• Supplied material:
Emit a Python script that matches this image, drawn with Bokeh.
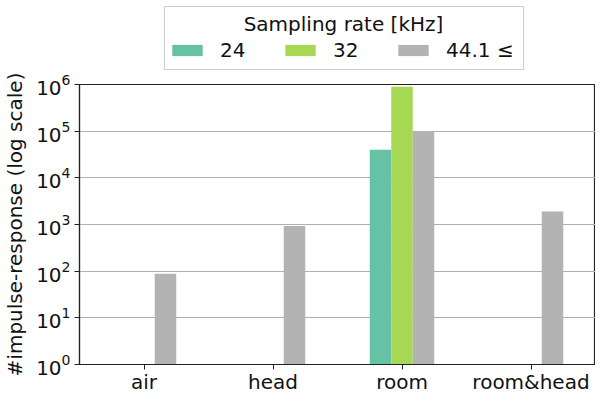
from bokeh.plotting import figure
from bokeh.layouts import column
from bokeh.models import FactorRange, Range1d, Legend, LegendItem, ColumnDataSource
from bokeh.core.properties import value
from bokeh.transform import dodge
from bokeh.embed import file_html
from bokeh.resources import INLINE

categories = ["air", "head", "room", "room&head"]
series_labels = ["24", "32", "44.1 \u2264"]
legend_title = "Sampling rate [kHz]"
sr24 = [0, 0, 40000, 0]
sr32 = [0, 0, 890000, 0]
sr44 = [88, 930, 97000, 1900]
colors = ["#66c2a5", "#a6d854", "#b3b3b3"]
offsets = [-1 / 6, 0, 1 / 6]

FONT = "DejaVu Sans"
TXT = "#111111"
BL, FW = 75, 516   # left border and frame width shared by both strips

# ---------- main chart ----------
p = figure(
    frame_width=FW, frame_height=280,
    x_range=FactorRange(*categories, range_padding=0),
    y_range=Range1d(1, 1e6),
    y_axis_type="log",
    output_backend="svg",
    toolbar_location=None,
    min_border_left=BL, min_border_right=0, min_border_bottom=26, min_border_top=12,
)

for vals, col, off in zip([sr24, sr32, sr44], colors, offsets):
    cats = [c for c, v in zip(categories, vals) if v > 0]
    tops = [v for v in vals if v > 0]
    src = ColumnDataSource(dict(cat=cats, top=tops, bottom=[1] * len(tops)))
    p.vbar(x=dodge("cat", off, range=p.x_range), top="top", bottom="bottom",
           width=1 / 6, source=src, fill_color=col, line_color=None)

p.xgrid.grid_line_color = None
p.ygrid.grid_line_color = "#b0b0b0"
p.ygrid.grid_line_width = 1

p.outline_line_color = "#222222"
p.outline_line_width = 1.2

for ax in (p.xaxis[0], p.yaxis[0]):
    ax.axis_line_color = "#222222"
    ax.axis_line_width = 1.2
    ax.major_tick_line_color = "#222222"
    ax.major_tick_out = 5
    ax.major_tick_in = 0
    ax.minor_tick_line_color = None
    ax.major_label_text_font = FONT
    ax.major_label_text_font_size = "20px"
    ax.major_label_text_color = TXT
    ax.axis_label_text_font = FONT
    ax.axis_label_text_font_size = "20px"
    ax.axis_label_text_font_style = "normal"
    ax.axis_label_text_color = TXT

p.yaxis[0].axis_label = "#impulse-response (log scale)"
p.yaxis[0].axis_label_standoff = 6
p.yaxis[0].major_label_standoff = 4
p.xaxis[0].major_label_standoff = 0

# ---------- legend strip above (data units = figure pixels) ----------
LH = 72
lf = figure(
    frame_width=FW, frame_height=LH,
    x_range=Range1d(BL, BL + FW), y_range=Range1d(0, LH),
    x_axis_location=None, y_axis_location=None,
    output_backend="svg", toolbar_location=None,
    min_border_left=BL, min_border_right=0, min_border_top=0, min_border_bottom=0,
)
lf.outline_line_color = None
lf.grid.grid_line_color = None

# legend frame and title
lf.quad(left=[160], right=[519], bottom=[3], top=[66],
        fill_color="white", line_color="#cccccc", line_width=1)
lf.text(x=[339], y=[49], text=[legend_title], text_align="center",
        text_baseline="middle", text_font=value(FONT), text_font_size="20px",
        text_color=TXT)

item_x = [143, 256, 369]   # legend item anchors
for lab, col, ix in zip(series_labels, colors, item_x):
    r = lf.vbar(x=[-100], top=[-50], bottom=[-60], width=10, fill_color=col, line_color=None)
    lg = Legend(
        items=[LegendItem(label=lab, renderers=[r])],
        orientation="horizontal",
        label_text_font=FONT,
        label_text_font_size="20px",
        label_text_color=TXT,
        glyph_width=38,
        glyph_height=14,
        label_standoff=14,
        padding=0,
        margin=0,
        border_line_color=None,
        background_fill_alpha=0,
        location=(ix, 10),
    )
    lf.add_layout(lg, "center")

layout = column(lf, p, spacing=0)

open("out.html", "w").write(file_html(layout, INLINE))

---

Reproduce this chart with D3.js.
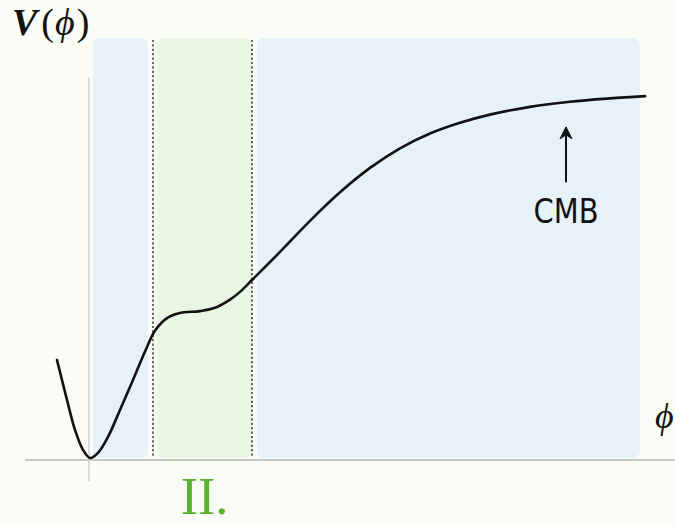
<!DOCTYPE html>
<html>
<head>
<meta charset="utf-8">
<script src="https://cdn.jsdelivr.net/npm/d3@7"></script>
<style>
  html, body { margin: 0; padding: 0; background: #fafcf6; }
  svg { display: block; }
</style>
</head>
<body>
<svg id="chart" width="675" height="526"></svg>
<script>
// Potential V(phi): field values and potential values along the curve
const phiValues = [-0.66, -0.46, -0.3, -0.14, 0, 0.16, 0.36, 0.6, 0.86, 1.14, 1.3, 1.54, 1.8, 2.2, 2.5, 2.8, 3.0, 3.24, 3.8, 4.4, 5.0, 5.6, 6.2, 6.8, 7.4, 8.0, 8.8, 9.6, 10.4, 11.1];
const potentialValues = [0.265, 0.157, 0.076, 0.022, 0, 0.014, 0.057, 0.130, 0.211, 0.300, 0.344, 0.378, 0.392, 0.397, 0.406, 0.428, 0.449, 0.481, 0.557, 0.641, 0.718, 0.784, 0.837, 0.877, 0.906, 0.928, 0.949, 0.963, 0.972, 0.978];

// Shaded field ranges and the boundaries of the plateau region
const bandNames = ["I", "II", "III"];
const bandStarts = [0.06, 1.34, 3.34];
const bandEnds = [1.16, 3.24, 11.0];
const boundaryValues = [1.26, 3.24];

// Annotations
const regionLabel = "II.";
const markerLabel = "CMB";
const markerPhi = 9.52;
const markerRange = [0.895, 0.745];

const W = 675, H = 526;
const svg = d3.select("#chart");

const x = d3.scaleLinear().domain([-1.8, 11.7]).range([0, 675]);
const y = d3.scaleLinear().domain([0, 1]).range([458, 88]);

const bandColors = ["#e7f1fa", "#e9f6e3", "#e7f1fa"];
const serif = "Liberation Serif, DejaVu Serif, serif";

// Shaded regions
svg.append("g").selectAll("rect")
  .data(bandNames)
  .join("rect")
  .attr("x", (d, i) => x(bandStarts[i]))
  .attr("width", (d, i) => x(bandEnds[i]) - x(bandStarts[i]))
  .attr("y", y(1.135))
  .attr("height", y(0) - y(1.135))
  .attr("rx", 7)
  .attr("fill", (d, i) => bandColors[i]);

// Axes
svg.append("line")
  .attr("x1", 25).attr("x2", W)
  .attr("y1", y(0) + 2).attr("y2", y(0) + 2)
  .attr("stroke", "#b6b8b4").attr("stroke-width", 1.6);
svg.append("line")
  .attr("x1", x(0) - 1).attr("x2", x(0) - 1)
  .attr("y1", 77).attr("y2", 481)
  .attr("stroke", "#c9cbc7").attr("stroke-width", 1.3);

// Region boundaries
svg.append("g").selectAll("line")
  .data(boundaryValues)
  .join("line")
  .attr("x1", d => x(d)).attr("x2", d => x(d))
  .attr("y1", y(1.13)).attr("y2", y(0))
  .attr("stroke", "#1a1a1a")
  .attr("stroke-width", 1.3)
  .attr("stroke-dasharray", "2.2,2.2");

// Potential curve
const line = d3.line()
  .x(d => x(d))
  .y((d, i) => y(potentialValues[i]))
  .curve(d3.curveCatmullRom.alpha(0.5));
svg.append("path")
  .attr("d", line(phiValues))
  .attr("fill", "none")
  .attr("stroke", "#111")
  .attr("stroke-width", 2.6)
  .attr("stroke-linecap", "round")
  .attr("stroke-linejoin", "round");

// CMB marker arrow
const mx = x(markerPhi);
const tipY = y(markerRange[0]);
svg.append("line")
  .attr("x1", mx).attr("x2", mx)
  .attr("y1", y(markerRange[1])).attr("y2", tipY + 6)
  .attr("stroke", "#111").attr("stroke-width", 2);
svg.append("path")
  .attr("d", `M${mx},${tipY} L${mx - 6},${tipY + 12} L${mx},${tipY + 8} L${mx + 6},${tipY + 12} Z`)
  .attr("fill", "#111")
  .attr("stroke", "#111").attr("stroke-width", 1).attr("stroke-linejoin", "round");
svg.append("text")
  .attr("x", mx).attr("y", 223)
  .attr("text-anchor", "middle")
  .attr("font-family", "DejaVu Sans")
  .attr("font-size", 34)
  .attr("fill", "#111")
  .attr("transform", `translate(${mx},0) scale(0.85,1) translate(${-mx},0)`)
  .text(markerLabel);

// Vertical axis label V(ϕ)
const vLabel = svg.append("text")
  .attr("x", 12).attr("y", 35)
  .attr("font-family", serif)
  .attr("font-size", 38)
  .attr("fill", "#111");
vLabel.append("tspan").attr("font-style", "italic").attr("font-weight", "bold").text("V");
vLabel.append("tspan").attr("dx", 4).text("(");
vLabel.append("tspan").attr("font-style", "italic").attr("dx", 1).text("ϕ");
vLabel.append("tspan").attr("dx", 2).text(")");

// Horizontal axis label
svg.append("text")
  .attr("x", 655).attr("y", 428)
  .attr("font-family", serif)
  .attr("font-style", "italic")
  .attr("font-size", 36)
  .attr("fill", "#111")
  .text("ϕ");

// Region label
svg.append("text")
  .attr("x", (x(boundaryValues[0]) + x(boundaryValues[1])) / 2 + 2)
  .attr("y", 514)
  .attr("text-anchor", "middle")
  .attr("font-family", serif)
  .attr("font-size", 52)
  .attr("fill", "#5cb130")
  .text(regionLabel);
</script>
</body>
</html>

...

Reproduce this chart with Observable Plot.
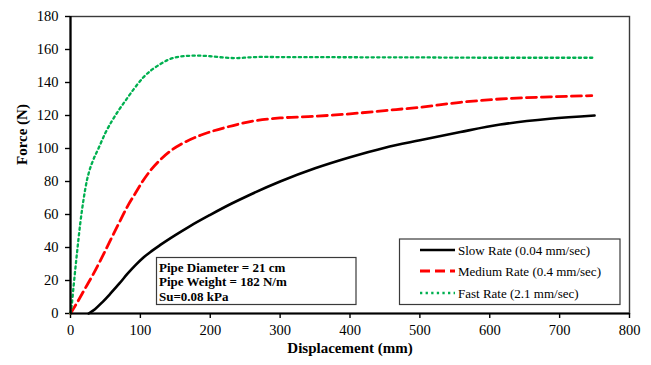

• Exercise details:
Leaving out all pictures, set down exactly the lines of the material above, from the line with "Emit a Python" to the line with "BL, FW = 75, 516" inclusive, and no others.

• Task result:
Emit a Python script that matches this image, drawn with Bokeh.
from bokeh.plotting import figure
from bokeh.layouts import column
from bokeh.models import FactorRange, Range1d, Legend, LegendItem, ColumnDataSource
from bokeh.core.properties import value
from bokeh.transform import dodge
from bokeh.embed import file_html
from bokeh.resources import INLINE

categories = ["air", "head", "room", "room&head"]
series_labels = ["24", "32", "44.1 \u2264"]
legend_title = "Sampling rate [kHz]"
sr24 = [0, 0, 40000, 0]
sr32 = [0, 0, 890000, 0]
sr44 = [88, 930, 97000, 1900]
colors = ["#66c2a5", "#a6d854", "#b3b3b3"]
offsets = [-1 / 6, 0, 1 / 6]

FONT = "DejaVu Sans"
TXT = "#111111"
BL, FW = 75, 516   # left border and frame width shared by both strips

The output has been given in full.